(Code that draws figures)
○ ○ ○ ○
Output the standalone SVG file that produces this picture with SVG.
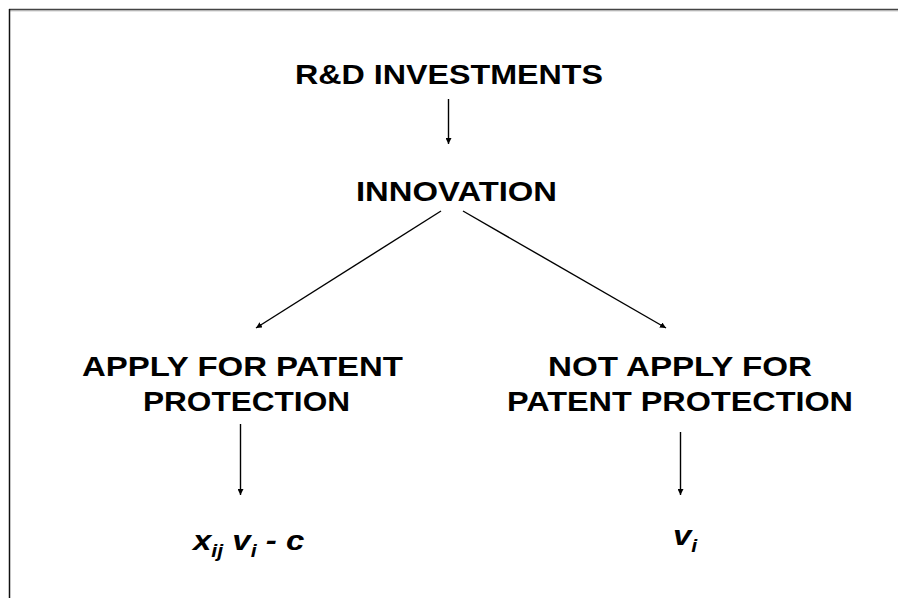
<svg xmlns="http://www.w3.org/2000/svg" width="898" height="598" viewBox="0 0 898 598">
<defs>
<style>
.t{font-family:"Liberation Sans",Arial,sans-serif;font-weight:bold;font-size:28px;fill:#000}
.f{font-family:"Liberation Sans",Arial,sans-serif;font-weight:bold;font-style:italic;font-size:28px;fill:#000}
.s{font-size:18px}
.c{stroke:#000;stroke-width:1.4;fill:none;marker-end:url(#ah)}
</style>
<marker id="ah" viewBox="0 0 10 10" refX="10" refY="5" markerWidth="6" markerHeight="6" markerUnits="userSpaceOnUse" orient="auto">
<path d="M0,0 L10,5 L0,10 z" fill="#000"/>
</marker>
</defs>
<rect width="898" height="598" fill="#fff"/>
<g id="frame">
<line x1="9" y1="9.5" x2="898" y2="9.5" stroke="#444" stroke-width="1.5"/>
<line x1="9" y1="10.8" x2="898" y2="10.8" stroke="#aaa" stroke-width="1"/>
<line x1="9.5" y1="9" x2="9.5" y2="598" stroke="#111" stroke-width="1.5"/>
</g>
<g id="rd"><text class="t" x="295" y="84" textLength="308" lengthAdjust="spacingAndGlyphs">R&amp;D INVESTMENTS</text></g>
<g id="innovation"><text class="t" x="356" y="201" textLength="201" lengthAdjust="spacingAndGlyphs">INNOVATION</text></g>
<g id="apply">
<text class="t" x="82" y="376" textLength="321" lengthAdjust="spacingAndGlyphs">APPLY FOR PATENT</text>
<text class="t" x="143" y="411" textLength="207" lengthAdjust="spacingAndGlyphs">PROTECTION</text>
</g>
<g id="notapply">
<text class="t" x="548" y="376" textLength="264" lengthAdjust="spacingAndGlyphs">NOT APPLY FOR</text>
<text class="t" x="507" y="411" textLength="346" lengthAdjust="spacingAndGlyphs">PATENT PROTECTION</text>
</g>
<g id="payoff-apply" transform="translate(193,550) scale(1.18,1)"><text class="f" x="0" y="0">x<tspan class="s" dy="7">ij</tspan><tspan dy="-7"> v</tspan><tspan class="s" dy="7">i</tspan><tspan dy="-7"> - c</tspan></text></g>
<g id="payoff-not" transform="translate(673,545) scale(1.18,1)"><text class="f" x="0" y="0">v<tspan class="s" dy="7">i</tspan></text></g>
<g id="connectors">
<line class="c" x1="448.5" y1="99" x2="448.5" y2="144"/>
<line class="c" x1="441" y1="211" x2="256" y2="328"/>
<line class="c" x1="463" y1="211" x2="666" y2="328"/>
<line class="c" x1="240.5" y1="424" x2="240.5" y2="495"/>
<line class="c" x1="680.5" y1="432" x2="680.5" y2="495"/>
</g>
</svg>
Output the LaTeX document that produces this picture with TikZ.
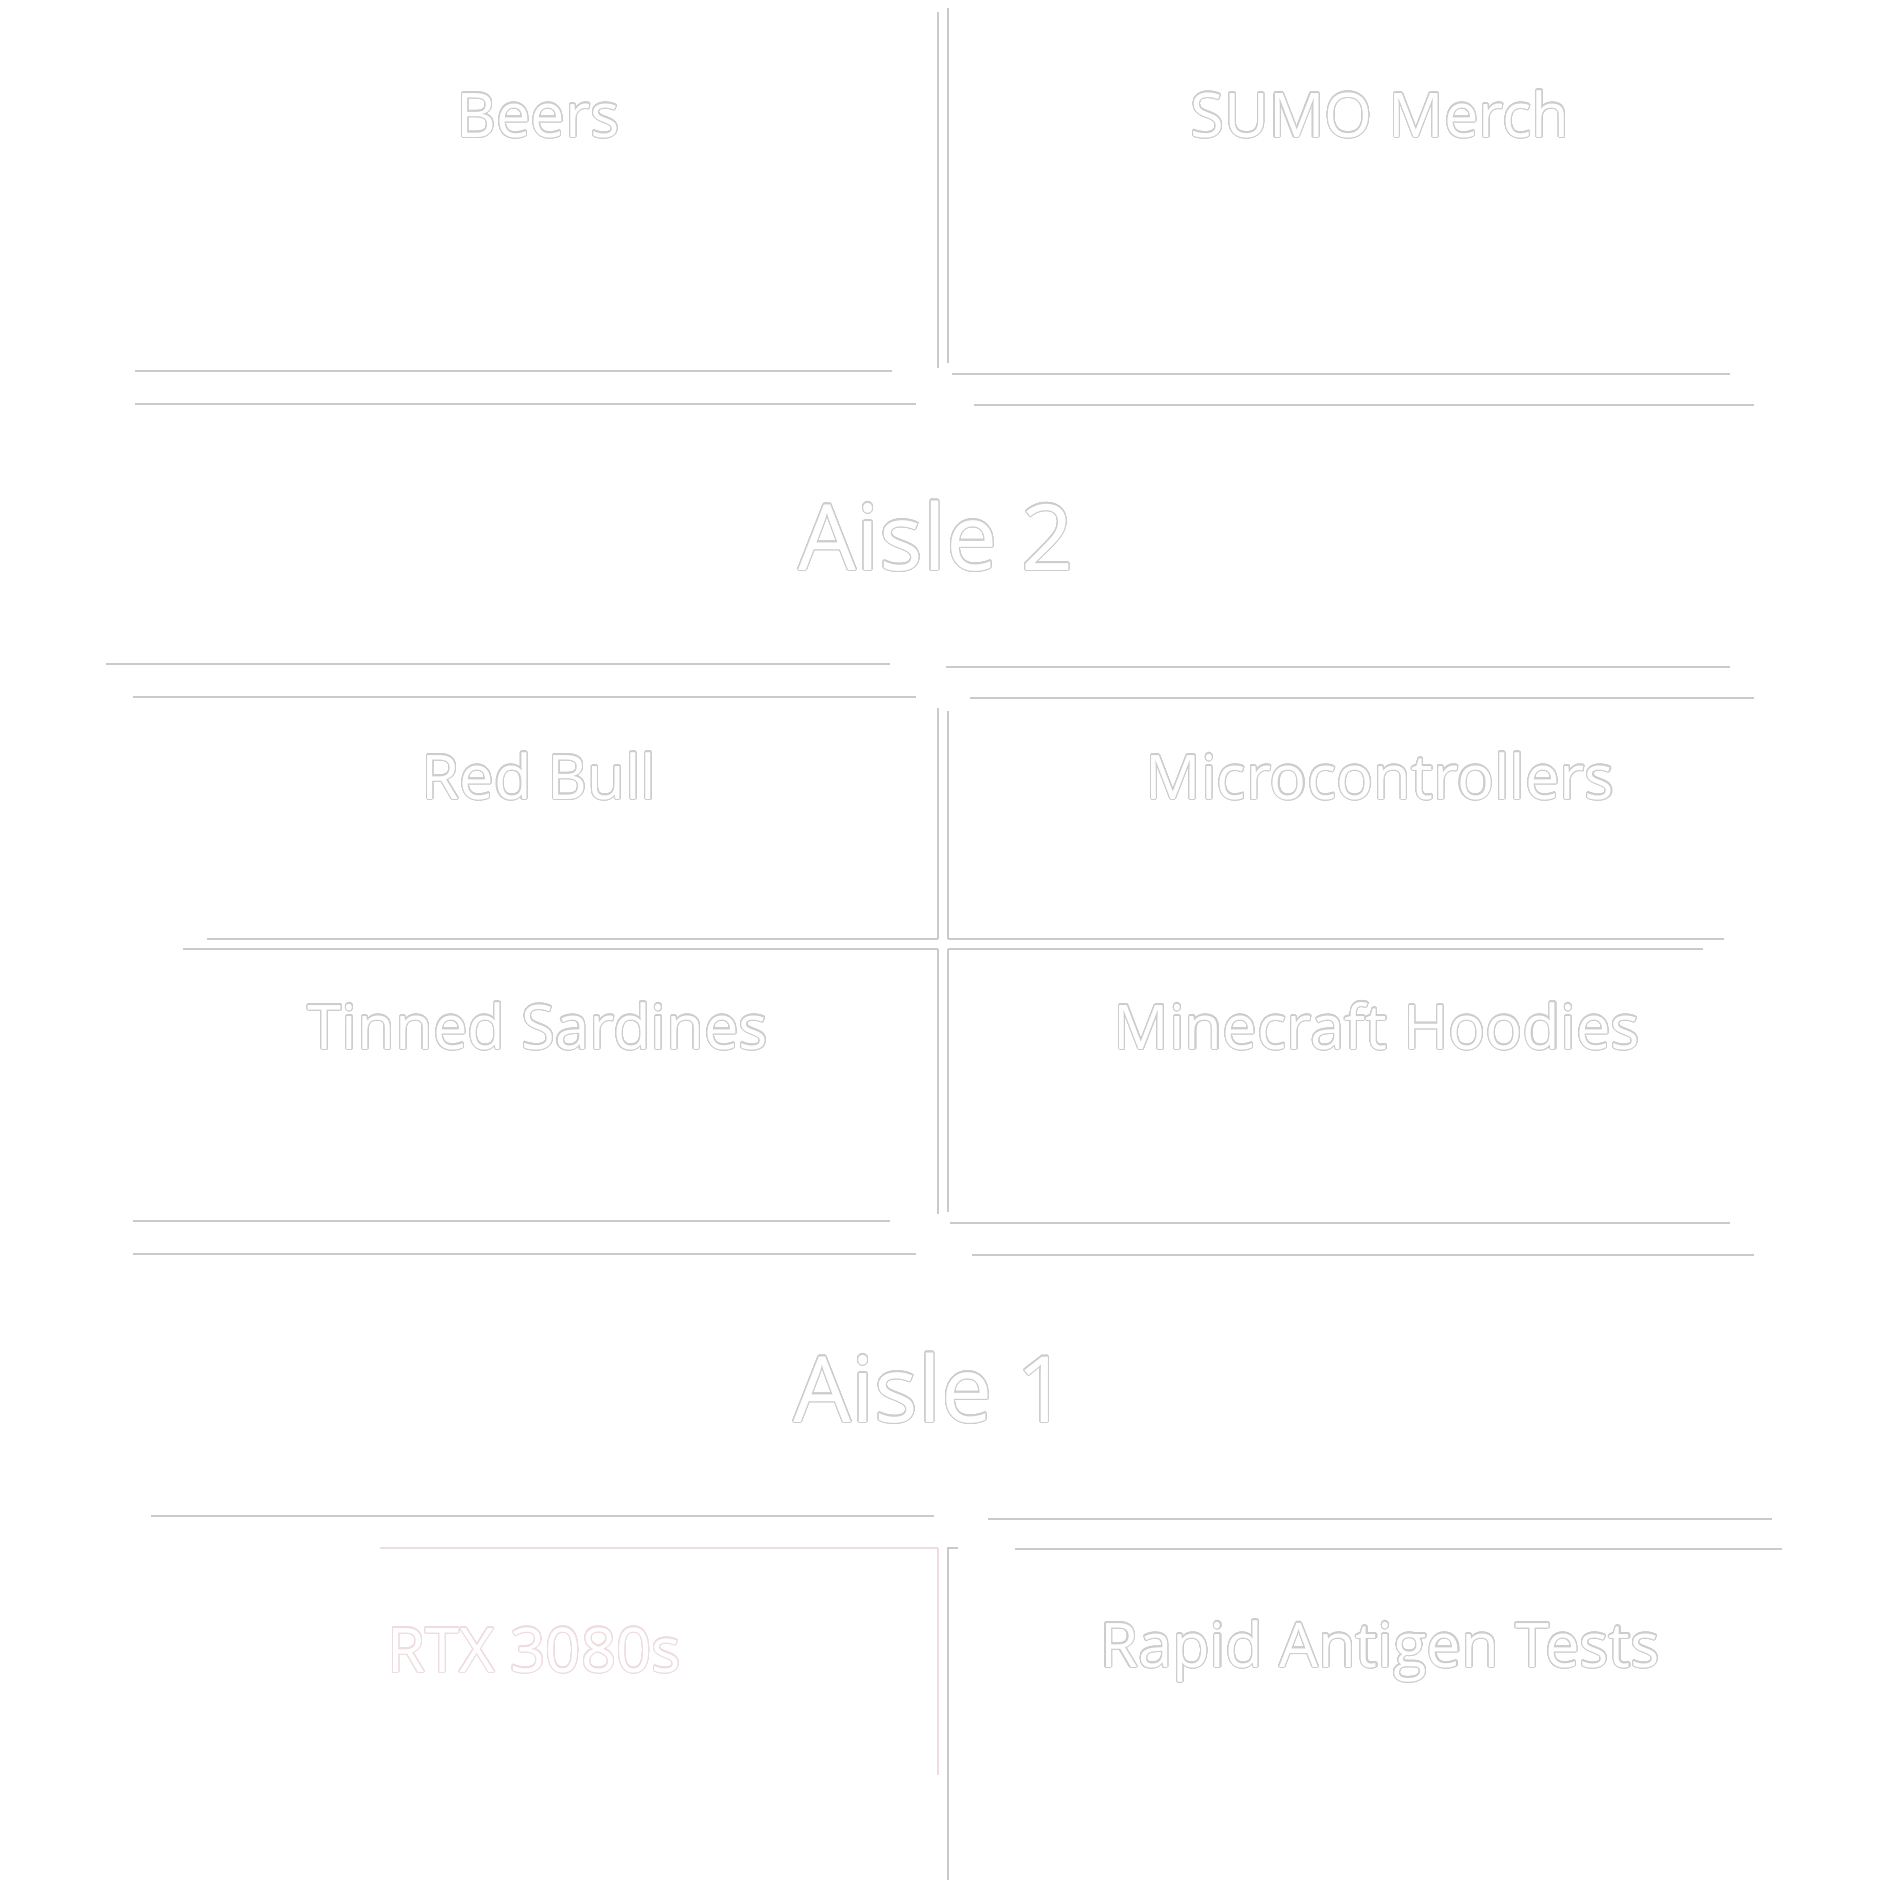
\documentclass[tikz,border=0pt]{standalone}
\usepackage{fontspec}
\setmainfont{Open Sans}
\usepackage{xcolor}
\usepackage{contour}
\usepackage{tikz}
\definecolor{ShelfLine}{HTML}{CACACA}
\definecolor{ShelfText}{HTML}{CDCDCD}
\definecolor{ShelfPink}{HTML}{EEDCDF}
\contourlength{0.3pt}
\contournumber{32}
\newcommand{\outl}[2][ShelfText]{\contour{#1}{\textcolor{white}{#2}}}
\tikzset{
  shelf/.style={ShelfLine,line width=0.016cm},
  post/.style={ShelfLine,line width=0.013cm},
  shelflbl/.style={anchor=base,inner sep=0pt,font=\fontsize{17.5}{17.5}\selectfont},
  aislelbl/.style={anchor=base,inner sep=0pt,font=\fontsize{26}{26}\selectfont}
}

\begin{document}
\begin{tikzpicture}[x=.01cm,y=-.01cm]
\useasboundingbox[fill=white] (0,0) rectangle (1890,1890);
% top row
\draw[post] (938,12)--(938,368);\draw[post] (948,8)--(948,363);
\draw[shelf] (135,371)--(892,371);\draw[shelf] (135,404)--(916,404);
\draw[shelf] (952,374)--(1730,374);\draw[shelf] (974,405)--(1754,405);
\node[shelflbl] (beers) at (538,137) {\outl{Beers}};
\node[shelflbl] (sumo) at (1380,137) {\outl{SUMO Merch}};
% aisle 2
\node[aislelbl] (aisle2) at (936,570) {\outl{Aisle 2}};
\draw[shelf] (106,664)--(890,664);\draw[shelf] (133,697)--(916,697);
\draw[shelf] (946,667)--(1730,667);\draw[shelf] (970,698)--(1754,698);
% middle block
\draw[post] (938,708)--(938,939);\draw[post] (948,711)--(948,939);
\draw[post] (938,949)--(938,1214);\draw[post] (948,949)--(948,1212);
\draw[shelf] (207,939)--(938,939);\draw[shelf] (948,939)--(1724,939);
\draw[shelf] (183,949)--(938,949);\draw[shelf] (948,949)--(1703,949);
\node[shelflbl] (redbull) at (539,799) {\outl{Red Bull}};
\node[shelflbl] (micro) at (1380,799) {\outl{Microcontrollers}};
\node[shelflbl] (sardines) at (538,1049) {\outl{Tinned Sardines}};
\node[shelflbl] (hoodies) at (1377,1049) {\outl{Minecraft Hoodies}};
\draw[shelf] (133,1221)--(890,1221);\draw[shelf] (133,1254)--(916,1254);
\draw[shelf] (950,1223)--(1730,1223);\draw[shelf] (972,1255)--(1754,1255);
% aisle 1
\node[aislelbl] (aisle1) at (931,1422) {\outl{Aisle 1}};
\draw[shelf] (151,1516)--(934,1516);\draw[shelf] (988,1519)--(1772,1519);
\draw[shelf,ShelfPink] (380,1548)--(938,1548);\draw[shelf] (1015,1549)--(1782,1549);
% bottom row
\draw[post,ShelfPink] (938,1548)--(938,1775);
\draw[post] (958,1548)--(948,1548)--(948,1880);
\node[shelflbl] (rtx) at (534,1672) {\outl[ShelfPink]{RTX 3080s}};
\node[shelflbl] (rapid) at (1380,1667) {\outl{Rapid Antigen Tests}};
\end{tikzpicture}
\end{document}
○ ○ ○ ○
Collect each line holding the string "this".

→ **Exercise answer**:
Output the standalone SVG file that produces this picture with SVG.
Output the LaTeX document that produces this picture with TikZ.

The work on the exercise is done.